Of course, recent weeks have shown that market attention is only focused on macro data for about half of the trading sessions but news headlines were generally scarce yesterday even with the latest conference call from the G7. This meeting’s main agenda was to discuss the debt crisis in the Eurozone but there were not major statement headlines to guide sentiment after the meeting. There was some speculation that Germany would be looking to pressure Spain to reverse its stance and acquiesce to new bailout loan requirements for austerity but for the most part, this did not materialize. The next main event risk for the Eurozone continues to be the elections in Greece, which are scheduled for June 17th.
For forex markets, the main driver came with the central bank meetings in Canada and Australia. The RBA acted to make its monetary policy more accomodative by lowering its base interest rate by 25 basis points but this activity was not matched by the central bank in Canada (where interest rates were held steady at 1 percent).
The Canadian policy statement, however, did maintain a dovish stance, suggesting that future rate reductions might be appropriate if we see any significant deterioration in economic figures. The result was positive for the Canadian Dollar, as some analysts had started to expect a rate reduction in Canada after the results of the meeting in Australia. Looking forward, we will have the quarterly GDP figures out of Australia, and these are expected to rise to 0.7 percent, from 0.4 percent previously but the next market mover will be the policy statement from the next European Central Bank meeting.

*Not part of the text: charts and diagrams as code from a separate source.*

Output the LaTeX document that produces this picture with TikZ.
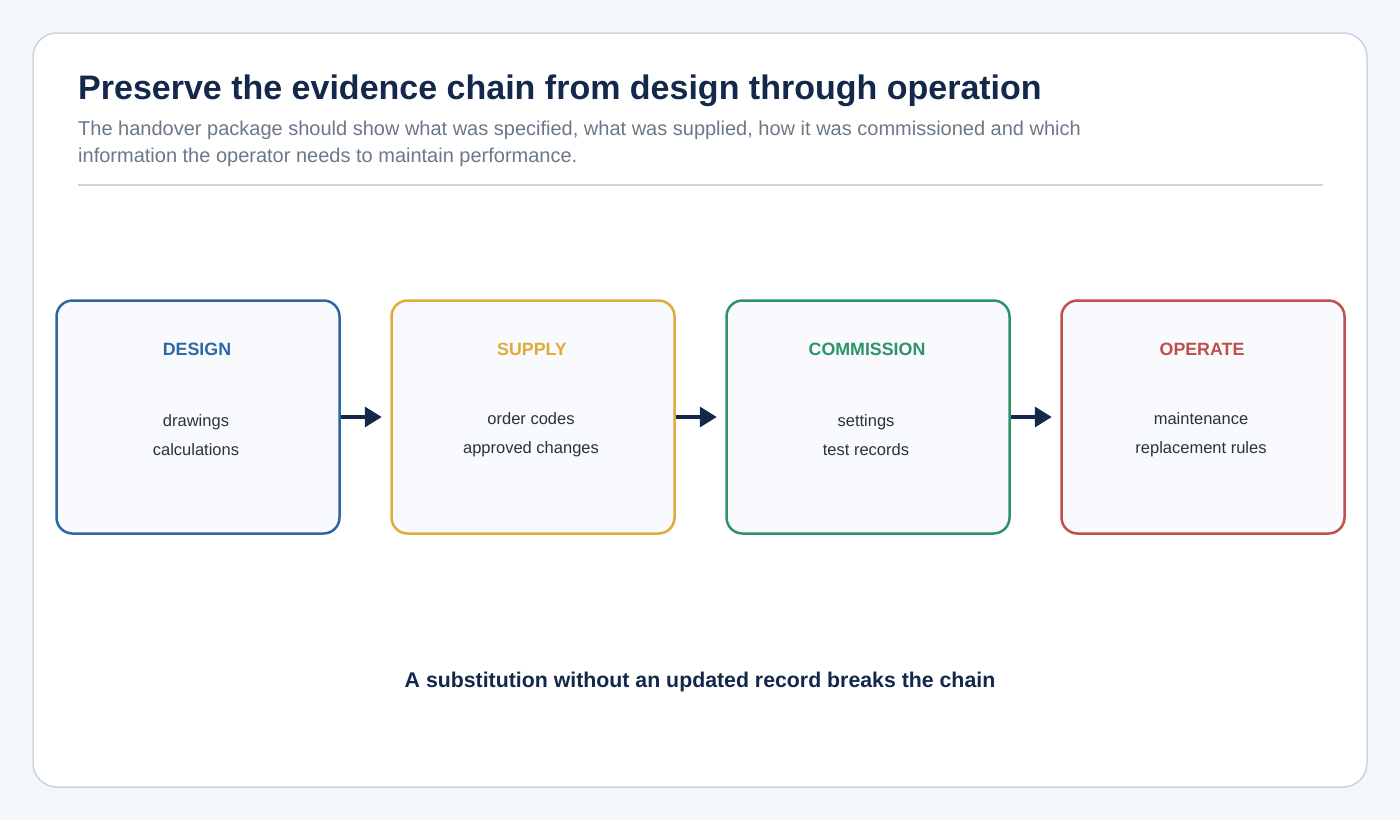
\documentclass[tikz,border=0pt]{standalone}
\usepackage{fontspec}
\setmainfont{Liberation Sans}
\usetikzlibrary{arrows.meta}
\definecolor{pagebg}{HTML}{F3F6FA}
\definecolor{cardline}{HTML}{CBD5E1}
\definecolor{navy}{HTML}{14284B}
\definecolor{greytxt}{HTML}{6B7888}
\definecolor{bodytxt}{HTML}{2A3240}
\definecolor{boxfill}{HTML}{F8FAFD}
\definecolor{cdesign}{HTML}{2E67A6}
\definecolor{csupply}{HTML}{E2A93B}
\definecolor{ccommission}{HTML}{2E9468}
\definecolor{coperate}{HTML}{C0504D}
\tikzset{
  stage/.style={draw=#1, line width=2.5pt, fill=boxfill, rounded corners=16pt, minimum width=283pt, minimum height=233pt, inner sep=0pt},
  stagetitle/.style={text=#1, font=\fontsize{17.8}{20}\selectfont\bfseries},
  items/.style={text=bodytxt, font=\fontsize{16.5}{29}\selectfont, align=center},
  flow/.style={-{Triangle[length=17pt,width=20pt]}, line width=3.5pt, draw=navy}
}
\begin{document}
\begin{tikzpicture}[x=1pt,y=-1pt]
\fill[pagebg] (0,0) rectangle (1400,820);
\draw[cardline, line width=1.5pt, fill=white, rounded corners=24pt] (33,33) rectangle (1367,787);
\node[anchor=base west, text=navy, font=\fontsize{34}{40}\selectfont\bfseries, inner sep=0pt] (title) at (78,99) {Preserve the evidence chain from design through operation};
\node[anchor=base west, text=greytxt, font=\fontsize{20}{27}\selectfont, align=left, inner sep=0pt] (sub) at (78,162) {The handover package should show what was specified, what was supplied, how it was commissioned and which\\information the operator needs to maintain performance.};
\draw[cardline, line width=1.5pt] (78,185) -- (1323,185);
% stages
\node[stage=cdesign] (design) at (198,417) {};
\node[stage=csupply] (supply) at (533,417) {};
\node[stage=ccommission] (commission) at (868,417) {};
\node[stage=coperate] (operate) at (1203,417) {};
\node[stagetitle=cdesign] (t1) at (197,349) {DESIGN};
\node[stagetitle=csupply] (t2) at (532,349) {SUPPLY};
\node[stagetitle=ccommission] (t3) at (867,349) {COMMISSION};
\node[stagetitle=coperate] (t4) at (1202,349) {OPERATE};
\node[items] (i1) at (196,435) {drawings\\calculations};
\node[items] (i2) at (531,435) {order codes\\approved changes};
\node[items] (i3) at (866,435) {settings\\test records};
\node[items] (i4) at (1201,435) {maintenance\\replacement rules};
\draw[flow] (design.east) -- ++(41,0);
\draw[flow] (supply.east) -- ++(41,0);
\draw[flow] (commission.east) -- ++(41,0);
\node[text=navy, font=\fontsize{21.3}{24}\selectfont\bfseries] (note) at (700,682) {A substitution without an updated record breaks the chain};
\end{tikzpicture}
\end{document}
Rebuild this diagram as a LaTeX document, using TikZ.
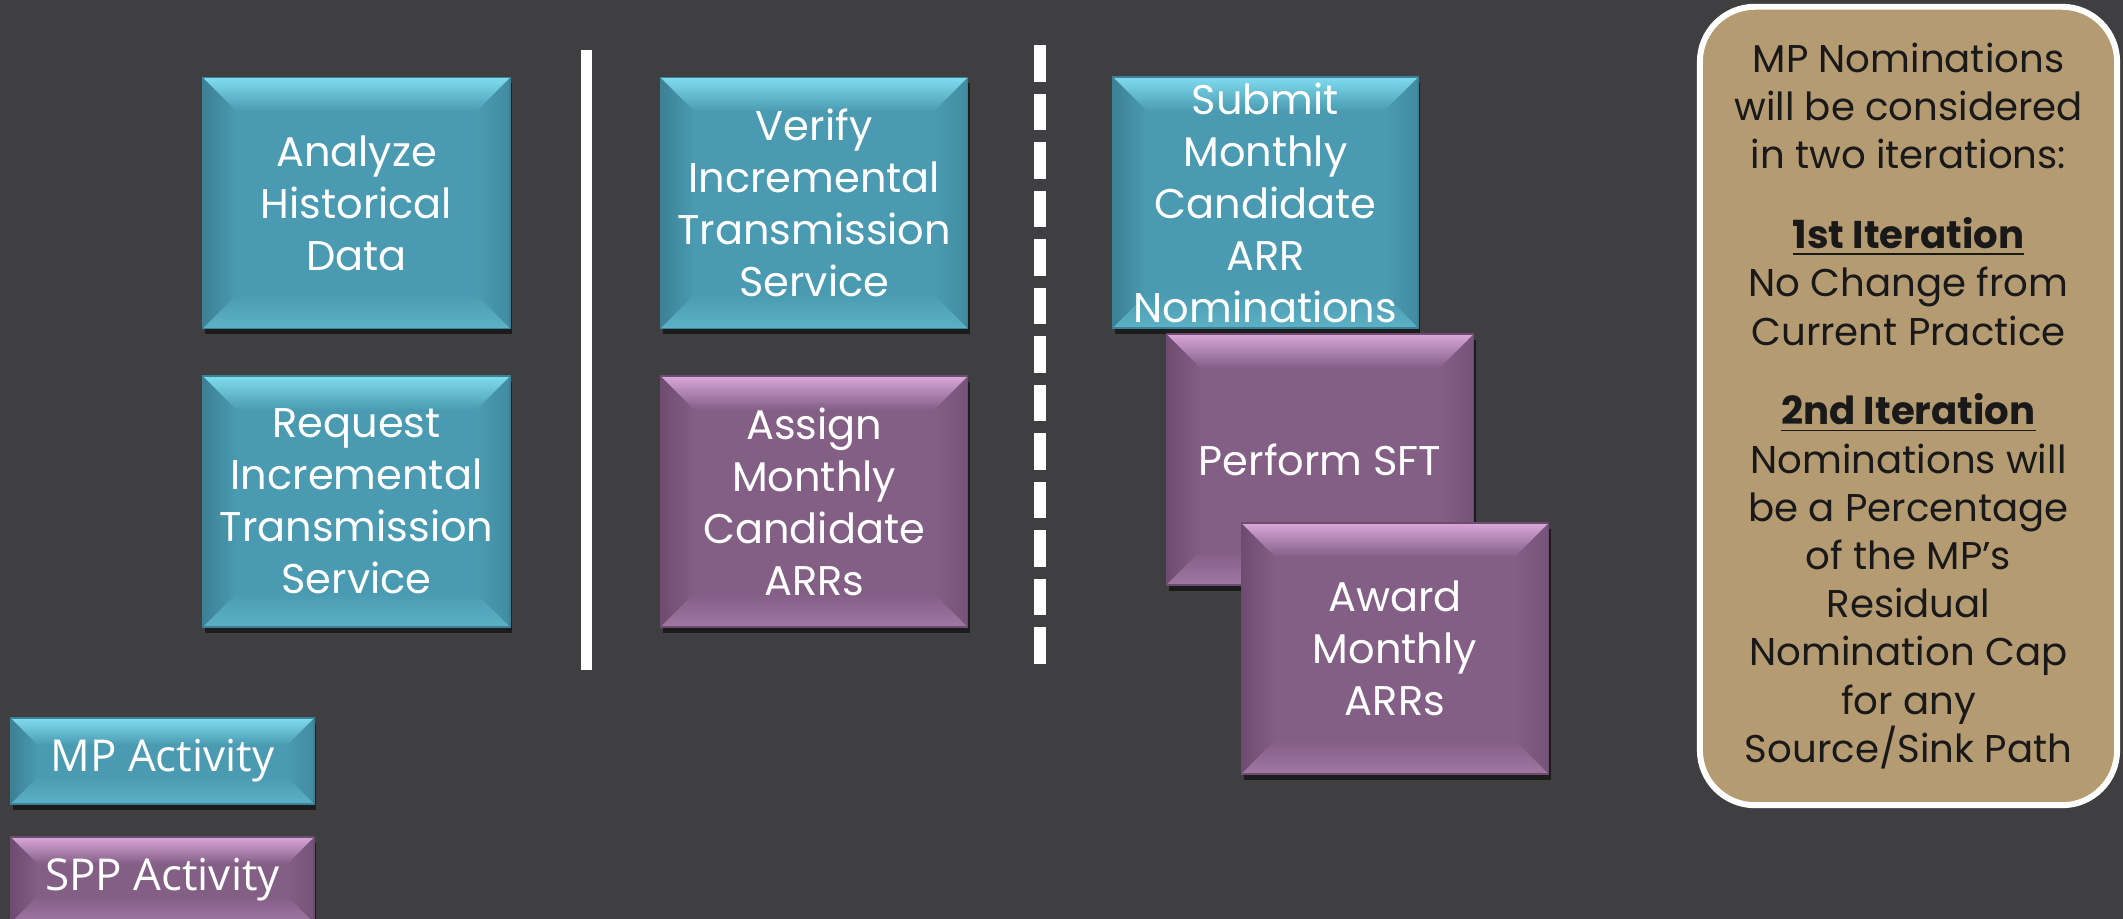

The USD/CHF is caught in a very bullish wave with very little in the way of downside corrections being seen. Long positions can be taken on a retracement back into 0.9360, which is a historical level but is also where moving averages are likely to rest on approach. Long term momentum is clearly upward but we need to see some weakness first to improve risk to reward ratios.
The Nikkei 225 is attempting to bounce out of 8205, which is just ahead of critical long term support at 8095. If this bounce is able to continue, the first level of resistance will be seen at 8660, which is where some Fibonacci and historical levels match up. More significant levels are seen at 9000 which is where moving averages and Fibonacci levels come together. Current levels are acceptable for long entries.